→ **What you should do**:
Make an exact copy of the records, with the images left out.

→ **Code that draws figures**:
[Begin]
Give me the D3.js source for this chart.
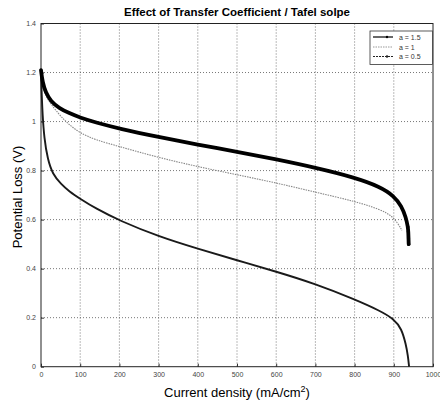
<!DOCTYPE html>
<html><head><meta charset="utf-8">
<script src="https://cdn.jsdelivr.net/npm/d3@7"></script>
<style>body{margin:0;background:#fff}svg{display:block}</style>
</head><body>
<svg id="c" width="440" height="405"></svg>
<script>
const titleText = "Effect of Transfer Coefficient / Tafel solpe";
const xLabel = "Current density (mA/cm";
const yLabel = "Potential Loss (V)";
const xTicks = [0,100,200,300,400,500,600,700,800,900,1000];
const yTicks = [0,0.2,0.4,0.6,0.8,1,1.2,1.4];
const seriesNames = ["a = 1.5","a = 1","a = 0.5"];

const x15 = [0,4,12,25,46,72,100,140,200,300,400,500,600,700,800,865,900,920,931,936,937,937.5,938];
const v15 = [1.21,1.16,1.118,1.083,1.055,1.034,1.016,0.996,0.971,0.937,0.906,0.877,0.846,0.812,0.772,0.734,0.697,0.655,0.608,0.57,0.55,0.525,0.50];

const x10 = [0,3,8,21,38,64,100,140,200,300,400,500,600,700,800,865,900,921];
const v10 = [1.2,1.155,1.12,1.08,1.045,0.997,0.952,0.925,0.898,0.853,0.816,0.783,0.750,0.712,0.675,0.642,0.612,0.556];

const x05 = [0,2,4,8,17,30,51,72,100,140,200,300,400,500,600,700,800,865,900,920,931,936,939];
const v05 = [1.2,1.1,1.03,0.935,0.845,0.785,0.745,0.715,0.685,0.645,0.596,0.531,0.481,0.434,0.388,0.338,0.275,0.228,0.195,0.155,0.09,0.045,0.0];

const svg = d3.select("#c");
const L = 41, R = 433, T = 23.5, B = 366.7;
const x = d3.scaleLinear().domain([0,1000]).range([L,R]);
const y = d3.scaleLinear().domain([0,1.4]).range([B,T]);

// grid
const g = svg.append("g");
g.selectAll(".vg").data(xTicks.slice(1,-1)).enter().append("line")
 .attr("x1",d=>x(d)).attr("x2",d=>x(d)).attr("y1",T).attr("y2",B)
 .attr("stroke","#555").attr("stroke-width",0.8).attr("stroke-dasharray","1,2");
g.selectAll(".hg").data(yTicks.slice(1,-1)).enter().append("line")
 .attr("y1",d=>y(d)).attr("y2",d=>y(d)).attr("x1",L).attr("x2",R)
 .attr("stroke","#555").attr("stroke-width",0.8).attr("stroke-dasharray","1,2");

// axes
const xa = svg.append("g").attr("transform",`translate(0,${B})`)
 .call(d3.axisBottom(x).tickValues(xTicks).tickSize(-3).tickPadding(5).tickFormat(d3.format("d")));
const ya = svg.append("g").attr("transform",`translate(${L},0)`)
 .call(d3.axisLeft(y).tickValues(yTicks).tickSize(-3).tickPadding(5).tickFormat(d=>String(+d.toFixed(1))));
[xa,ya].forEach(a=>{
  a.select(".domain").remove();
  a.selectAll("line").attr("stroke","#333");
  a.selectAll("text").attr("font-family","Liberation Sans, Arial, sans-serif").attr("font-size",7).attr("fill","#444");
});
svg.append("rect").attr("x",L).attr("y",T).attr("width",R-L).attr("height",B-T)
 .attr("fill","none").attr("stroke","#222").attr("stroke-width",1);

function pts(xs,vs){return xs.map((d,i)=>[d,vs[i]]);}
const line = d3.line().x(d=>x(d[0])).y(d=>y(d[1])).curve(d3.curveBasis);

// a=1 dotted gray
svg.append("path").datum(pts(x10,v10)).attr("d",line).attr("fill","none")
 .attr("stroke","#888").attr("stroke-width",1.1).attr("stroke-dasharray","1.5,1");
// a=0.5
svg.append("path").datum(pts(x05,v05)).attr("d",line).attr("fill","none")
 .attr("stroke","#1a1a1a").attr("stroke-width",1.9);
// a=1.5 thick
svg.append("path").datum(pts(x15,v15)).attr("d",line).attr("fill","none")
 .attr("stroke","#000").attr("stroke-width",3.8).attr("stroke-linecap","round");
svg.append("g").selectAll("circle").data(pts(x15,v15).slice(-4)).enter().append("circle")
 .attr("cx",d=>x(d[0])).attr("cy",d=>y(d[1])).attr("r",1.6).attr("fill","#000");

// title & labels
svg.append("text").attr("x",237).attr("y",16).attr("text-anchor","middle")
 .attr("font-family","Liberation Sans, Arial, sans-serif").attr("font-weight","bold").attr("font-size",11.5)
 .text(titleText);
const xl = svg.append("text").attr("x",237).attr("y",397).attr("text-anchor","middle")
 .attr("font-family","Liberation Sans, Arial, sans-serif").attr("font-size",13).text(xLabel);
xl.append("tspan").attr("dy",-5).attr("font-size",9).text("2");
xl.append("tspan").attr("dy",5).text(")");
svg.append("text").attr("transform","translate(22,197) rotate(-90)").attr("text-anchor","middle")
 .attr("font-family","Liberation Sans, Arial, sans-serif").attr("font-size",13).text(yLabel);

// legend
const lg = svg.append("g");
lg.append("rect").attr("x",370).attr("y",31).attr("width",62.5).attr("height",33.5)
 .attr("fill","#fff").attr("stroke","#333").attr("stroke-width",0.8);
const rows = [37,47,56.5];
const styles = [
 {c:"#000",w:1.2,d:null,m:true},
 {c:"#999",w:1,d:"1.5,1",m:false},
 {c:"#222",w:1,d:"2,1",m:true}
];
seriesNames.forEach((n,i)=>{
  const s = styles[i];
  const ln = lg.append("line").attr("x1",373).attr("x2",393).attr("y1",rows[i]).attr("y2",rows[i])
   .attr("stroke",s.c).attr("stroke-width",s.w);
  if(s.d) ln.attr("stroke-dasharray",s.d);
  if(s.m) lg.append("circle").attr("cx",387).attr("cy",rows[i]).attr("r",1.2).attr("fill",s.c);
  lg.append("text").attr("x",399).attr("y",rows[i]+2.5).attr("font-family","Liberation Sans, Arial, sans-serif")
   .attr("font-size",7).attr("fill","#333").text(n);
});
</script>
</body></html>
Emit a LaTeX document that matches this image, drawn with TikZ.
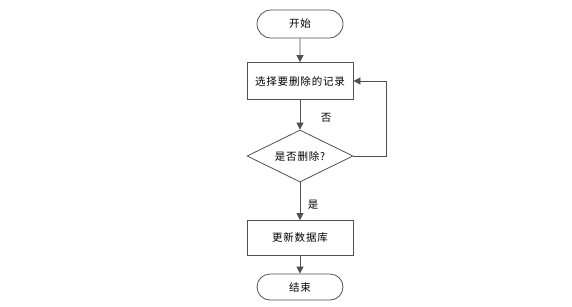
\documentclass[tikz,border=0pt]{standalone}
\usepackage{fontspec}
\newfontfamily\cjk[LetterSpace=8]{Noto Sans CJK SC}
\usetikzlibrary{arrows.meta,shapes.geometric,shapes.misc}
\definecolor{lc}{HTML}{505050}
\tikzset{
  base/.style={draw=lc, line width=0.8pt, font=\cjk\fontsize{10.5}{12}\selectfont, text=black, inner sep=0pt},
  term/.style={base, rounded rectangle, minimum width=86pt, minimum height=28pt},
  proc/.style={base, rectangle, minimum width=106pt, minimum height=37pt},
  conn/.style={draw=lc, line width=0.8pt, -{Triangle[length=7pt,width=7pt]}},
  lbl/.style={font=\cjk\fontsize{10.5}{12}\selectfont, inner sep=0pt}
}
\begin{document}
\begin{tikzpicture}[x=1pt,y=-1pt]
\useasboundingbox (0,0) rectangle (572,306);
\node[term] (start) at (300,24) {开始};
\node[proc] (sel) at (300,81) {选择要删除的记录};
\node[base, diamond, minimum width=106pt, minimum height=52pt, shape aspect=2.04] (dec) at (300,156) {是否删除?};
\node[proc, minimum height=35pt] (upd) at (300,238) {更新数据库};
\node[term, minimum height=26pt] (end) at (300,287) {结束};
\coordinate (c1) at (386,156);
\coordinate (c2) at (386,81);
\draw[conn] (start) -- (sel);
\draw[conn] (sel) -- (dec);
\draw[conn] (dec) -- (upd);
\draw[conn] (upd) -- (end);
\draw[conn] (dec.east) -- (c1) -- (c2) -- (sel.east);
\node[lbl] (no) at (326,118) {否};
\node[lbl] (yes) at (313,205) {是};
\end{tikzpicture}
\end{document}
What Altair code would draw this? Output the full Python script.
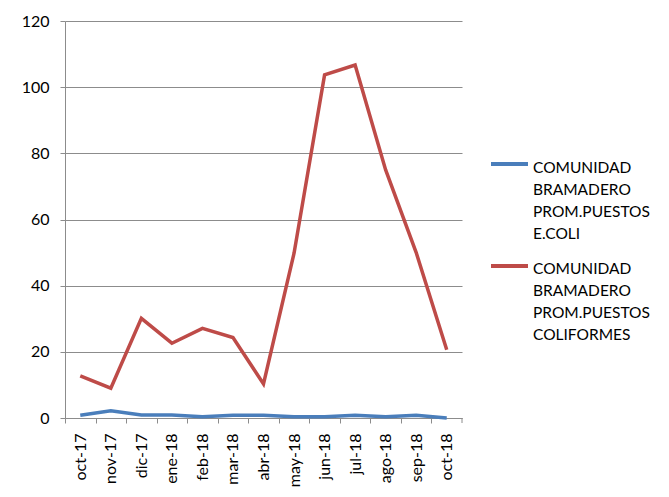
[End]
→ **Task solution**:
Give me the D3.js source for this chart.
<!DOCTYPE html>
<html><head><meta charset="utf-8">
<script src="https://cdn.jsdelivr.net/npm/d3@7"></script>
<style>body{margin:0;background:#fff}svg{display:block}</style>
</head><body>
<svg id="c" width="440" height="405"></svg>
<script>
const titleText = "Effect of Transfer Coefficient / Tafel solpe";
const xLabel = "Current density (mA/cm";
const yLabel = "Potential Loss (V)";
const xTicks = [0,100,200,300,400,500,600,700,800,900,1000];
const yTicks = [0,0.2,0.4,0.6,0.8,1,1.2,1.4];
const seriesNames = ["a = 1.5","a = 1","a = 0.5"];

const x15 = [0,4,12,25,46,72,100,140,200,300,400,500,600,700,800,865,900,920,931,936,937,937.5,938];
const v15 = [1.21,1.16,1.118,1.083,1.055,1.034,1.016,0.996,0.971,0.937,0.906,0.877,0.846,0.812,0.772,0.734,0.697,0.655,0.608,0.57,0.55,0.525,0.50];

const x10 = [0,3,8,21,38,64,100,140,200,300,400,500,600,700,800,865,900,921];
const v10 = [1.2,1.155,1.12,1.08,1.045,0.997,0.952,0.925,0.898,0.853,0.816,0.783,0.750,0.712,0.675,0.642,0.612,0.556];

const x05 = [0,2,4,8,17,30,51,72,100,140,200,300,400,500,600,700,800,865,900,920,931,936,939];
const v05 = [1.2,1.1,1.03,0.935,0.845,0.785,0.745,0.715,0.685,0.645,0.596,0.531,0.481,0.434,0.388,0.338,0.275,0.228,0.195,0.155,0.09,0.045,0.0];

const svg = d3.select("#c");
const L = 41, R = 433, T = 23.5, B = 366.7;
const x = d3.scaleLinear().domain([0,1000]).range([L,R]);
const y = d3.scaleLinear().domain([0,1.4]).range([B,T]);

// grid
const g = svg.append("g");
g.selectAll(".vg").data(xTicks.slice(1,-1)).enter().append("line")
 .attr("x1",d=>x(d)).attr("x2",d=>x(d)).attr("y1",T).attr("y2",B)
 .attr("stroke","#555").attr("stroke-width",0.8).attr("stroke-dasharray","1,2");
g.selectAll(".hg").data(yTicks.slice(1,-1)).enter().append("line")
 .attr("y1",d=>y(d)).attr("y2",d=>y(d)).attr("x1",L).attr("x2",R)
 .attr("stroke","#555").attr("stroke-width",0.8).attr("stroke-dasharray","1,2");

// axes
const xa = svg.append("g").attr("transform",`translate(0,${B})`)
 .call(d3.axisBottom(x).tickValues(xTicks).tickSize(-3).tickPadding(5).tickFormat(d3.format("d")));
const ya = svg.append("g").attr("transform",`translate(${L},0)`)
 .call(d3.axisLeft(y).tickValues(yTicks).tickSize(-3).tickPadding(5).tickFormat(d=>String(+d.toFixed(1))));
[xa,ya].forEach(a=>{
  a.select(".domain").remove();
  a.selectAll("line").attr("stroke","#333");
  a.selectAll("text").attr("font-family","Liberation Sans, Arial, sans-serif").attr("font-size",7).attr("fill","#444");
});
svg.append("rect").attr("x",L).attr("y",T).attr("width",R-L).attr("height",B-T)
 .attr("fill","none").attr("stroke","#222").attr("stroke-width",1);

function pts(xs,vs){return xs.map((d,i)=>[d,vs[i]]);}
const line = d3.line().x(d=>x(d[0])).y(d=>y(d[1])).curve(d3.curveBasis);

// a=1 dotted gray
svg.append("path").datum(pts(x10,v10)).attr("d",line).attr("fill","none")
 .attr("stroke","#888").attr("stroke-width",1.1).attr("stroke-dasharray","1.5,1");
// a=0.5
svg.append("path").datum(pts(x05,v05)).attr("d",line).attr("fill","none")
 .attr("stroke","#1a1a1a").attr("stroke-width",1.9);
// a=1.5 thick
svg.append("path").datum(pts(x15,v15)).attr("d",line).attr("fill","none")
 .attr("stroke","#000").attr("stroke-width",3.8).attr("stroke-linecap","round");
svg.append("g").selectAll("circle").data(pts(x15,v15).slice(-4)).enter().append("circle")
 .attr("cx",d=>x(d[0])).attr("cy",d=>y(d[1])).attr("r",1.6).attr("fill","#000");

// title & labels
svg.append("text").attr("x",237).attr("y",16).attr("text-anchor","middle")
 .attr("font-family","Liberation Sans, Arial, sans-serif").attr("font-weight","bold").attr("font-size",11.5)
 .text(titleText);
const xl = svg.append("text").attr("x",237).attr("y",397).attr("text-anchor","middle")
 .attr("font-family","Liberation Sans, Arial, sans-serif").attr("font-size",13).text(xLabel);
xl.append("tspan").attr("dy",-5).attr("font-size",9).text("2");
xl.append("tspan").attr("dy",5).text(")");
svg.append("text").attr("transform","translate(22,197) rotate(-90)").attr("text-anchor","middle")
 .attr("font-family","Liberation Sans, Arial, sans-serif").attr("font-size",13).text(yLabel);

// legend
const lg = svg.append("g");
lg.append("rect").attr("x",370).attr("y",31).attr("width",62.5).attr("height",33.5)
 .attr("fill","#fff").attr("stroke","#333").attr("stroke-width",0.8);
const rows = [37,47,56.5];
const styles = [
 {c:"#000",w:1.2,d:null,m:true},
 {c:"#999",w:1,d:"1.5,1",m:false},
 {c:"#222",w:1,d:"2,1",m:true}
];
seriesNames.forEach((n,i)=>{
  const s = styles[i];
  const ln = lg.append("line").attr("x1",373).attr("x2",393).attr("y1",rows[i]).attr("y2",rows[i])
   .attr("stroke",s.c).attr("stroke-width",s.w);
  if(s.d) ln.attr("stroke-dasharray",s.d);
  if(s.m) lg.append("circle").attr("cx",387).attr("cy",rows[i]).attr("r",1.2).attr("fill",s.c);
  lg.append("text").attr("x",399).attr("y",rows[i]+2.5).attr("font-family","Liberation Sans, Arial, sans-serif")
   .attr("font-size",7).attr("fill","#333").text(n);
});
</script>
</body></html>
Emit a LaTeX document that matches this image, drawn with TikZ.
\documentclass[tikz,border=0pt]{standalone}
\usepackage{fontspec}
\newfontfamily\cjk[LetterSpace=8]{Noto Sans CJK SC}
\usetikzlibrary{arrows.meta,shapes.geometric,shapes.misc}
\definecolor{lc}{HTML}{505050}
\tikzset{
  base/.style={draw=lc, line width=0.8pt, font=\cjk\fontsize{10.5}{12}\selectfont, text=black, inner sep=0pt},
  term/.style={base, rounded rectangle, minimum width=86pt, minimum height=28pt},
  proc/.style={base, rectangle, minimum width=106pt, minimum height=37pt},
  conn/.style={draw=lc, line width=0.8pt, -{Triangle[length=7pt,width=7pt]}},
  lbl/.style={font=\cjk\fontsize{10.5}{12}\selectfont, inner sep=0pt}
}
\begin{document}
\begin{tikzpicture}[x=1pt,y=-1pt]
\useasboundingbox (0,0) rectangle (572,306);
\node[term] (start) at (300,24) {开始};
\node[proc] (sel) at (300,81) {选择要删除的记录};
\node[base, diamond, minimum width=106pt, minimum height=52pt, shape aspect=2.04] (dec) at (300,156) {是否删除?};
\node[proc, minimum height=35pt] (upd) at (300,238) {更新数据库};
\node[term, minimum height=26pt] (end) at (300,287) {结束};
\coordinate (c1) at (386,156);
\coordinate (c2) at (386,81);
\draw[conn] (start) -- (sel);
\draw[conn] (sel) -- (dec);
\draw[conn] (dec) -- (upd);
\draw[conn] (upd) -- (end);
\draw[conn] (dec.east) -- (c1) -- (c2) -- (sel.east);
\node[lbl] (no) at (326,118) {否};
\node[lbl] (yes) at (313,205) {是};
\end{tikzpicture}
\end{document}
What Altair code would draw this? Output the full Python script.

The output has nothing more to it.